With whatever it is that God wants.

“I think of this new year as a white page given to me by Your Father on which He will write, day by day, whatever His Divine good pleasure has planned. I shall now write at the top of the page with complete confidence Dominie, fac de me sic it vis, Lord, do with me what you will, and at the bottom I already write my Amen to all the proposals of your Divine will.” Sr. Carmela of the Holy Spirit.

That is the excitement of a new year. The not-knowing.

It can be frightening, I know. Yet it can also be freeing. Being open to His will, and being open to serendipity, can mean that our lives, and the lives of our family, are strewed with possibility.

In prayer and contemplation I like to think of adding something to our lives.
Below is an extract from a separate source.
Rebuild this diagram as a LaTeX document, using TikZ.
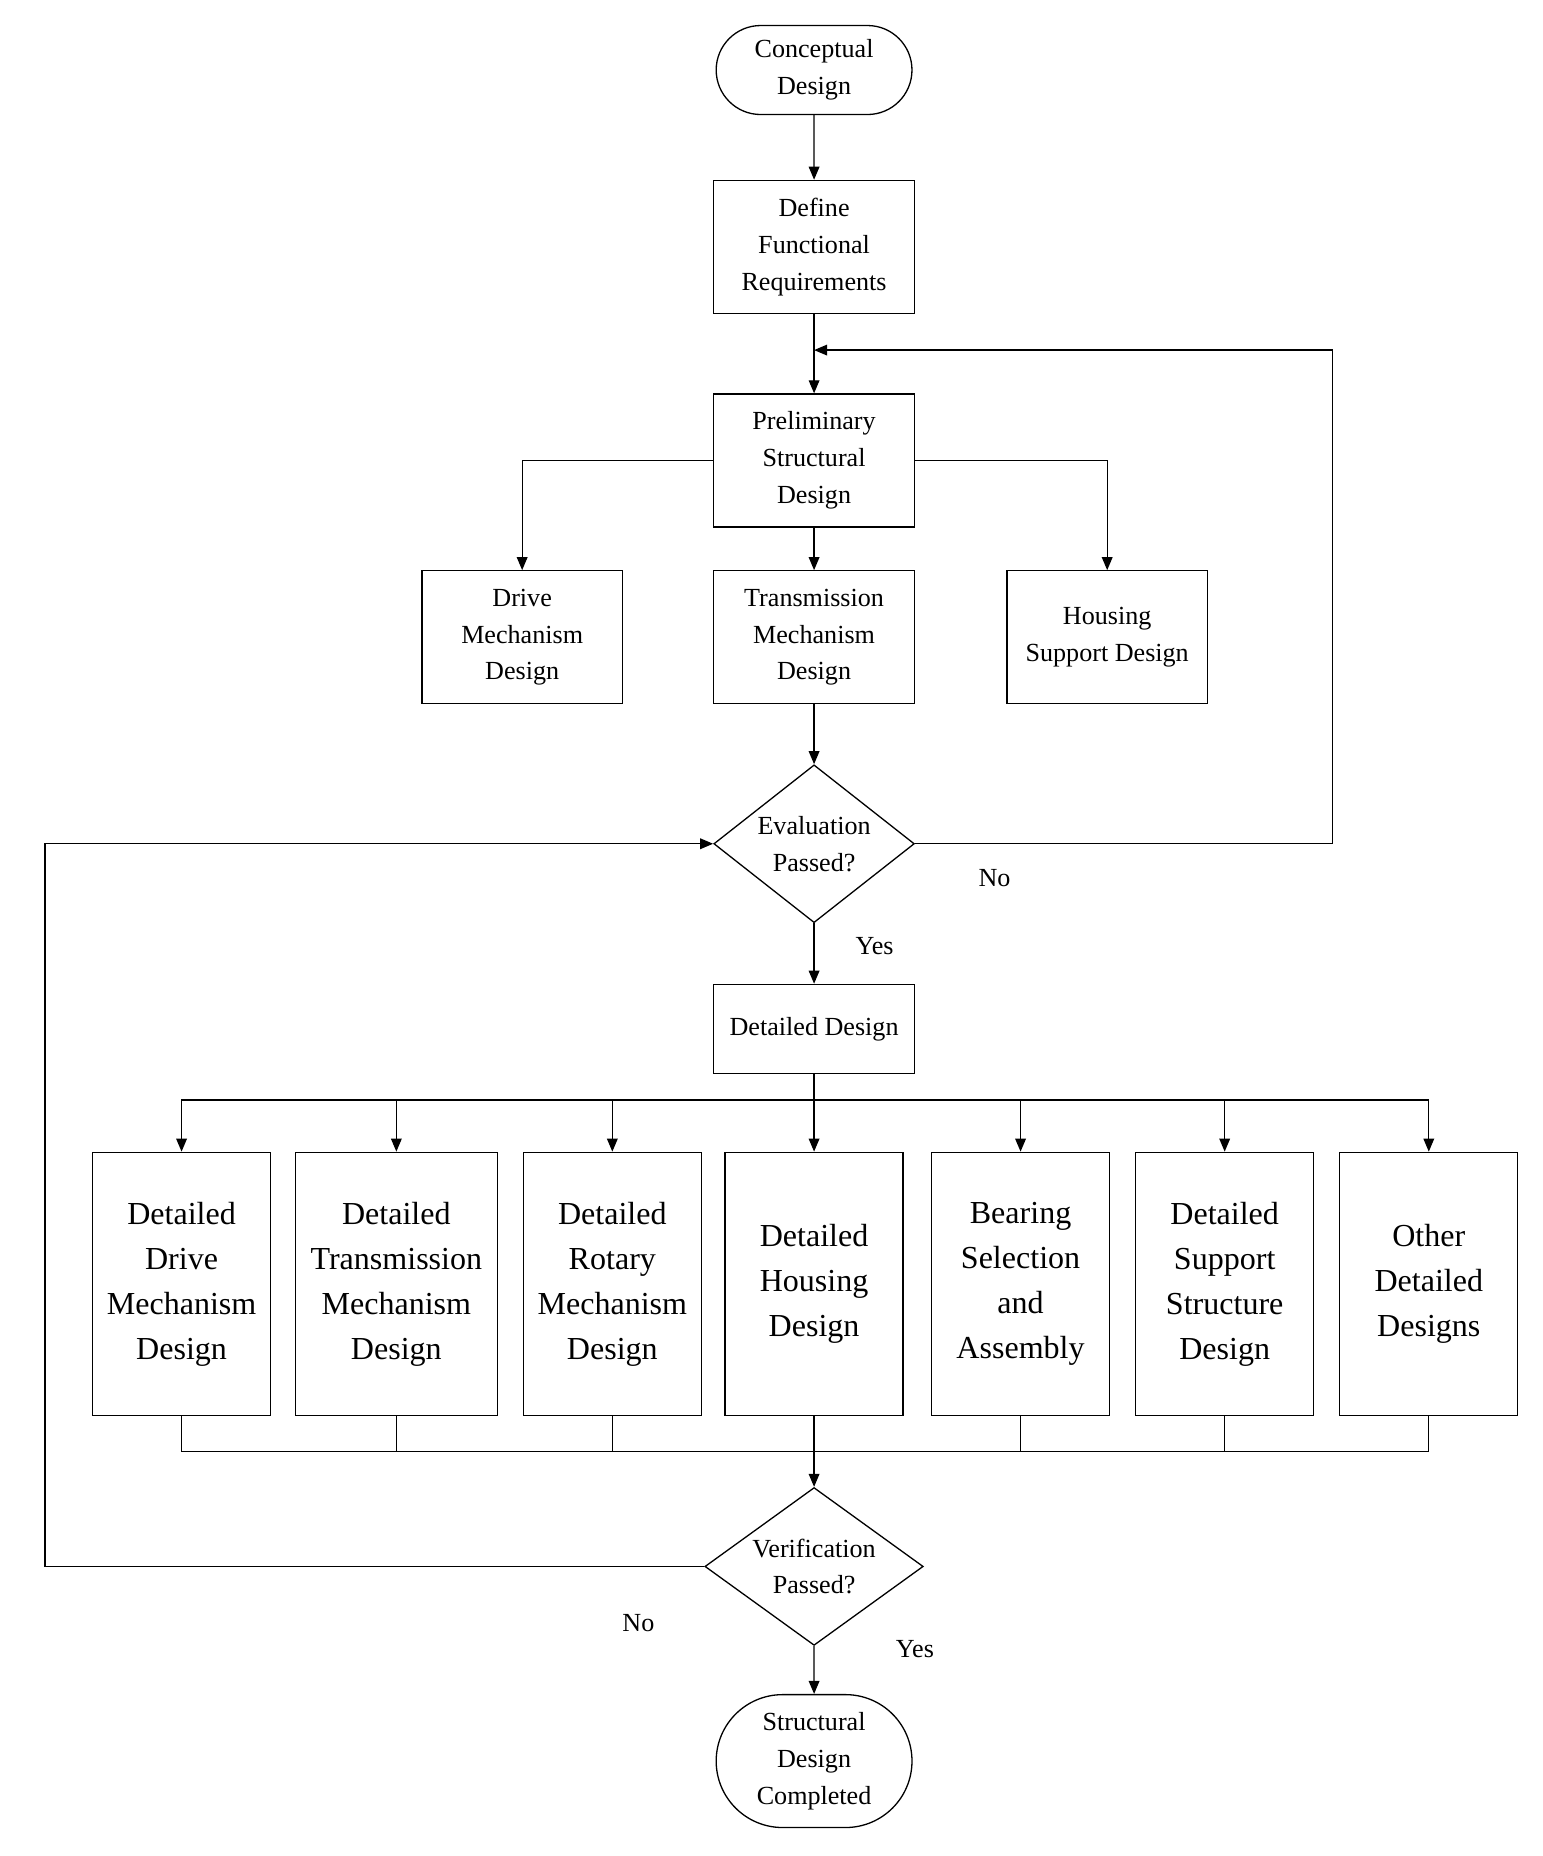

Many resolutions at this time of year are riddled with don’ts or I won’ts or I musts (eat more vegetables, drink less alcohol, give up carbs, not be grumpy or angry or despairing..). It is freeing, however, to give these don’ts or wants in prayer and to think of things to add to our lives.

Turn on music. Hire some DVDs. Go to the library for new books. Declutter and see what amazing new-to-you, once forgotten, discoveries you make.

Dance. Sing. Cook. Enjoy a home-cooked meal or salad, eaten slowly, with family or with friends or even on your own with a good book.

Find movements that make you smile, that make you feel like a child. That makes you feel tough and cool and oh so athletic.

Start a family journal or scrapbook or blog or animoto or iMovie.

This is not the year for shoulds and musts and don’ts. This is the year of being with Him and of where that takes you and of, in the meantime, strewing your life and the life of your family with interesting things.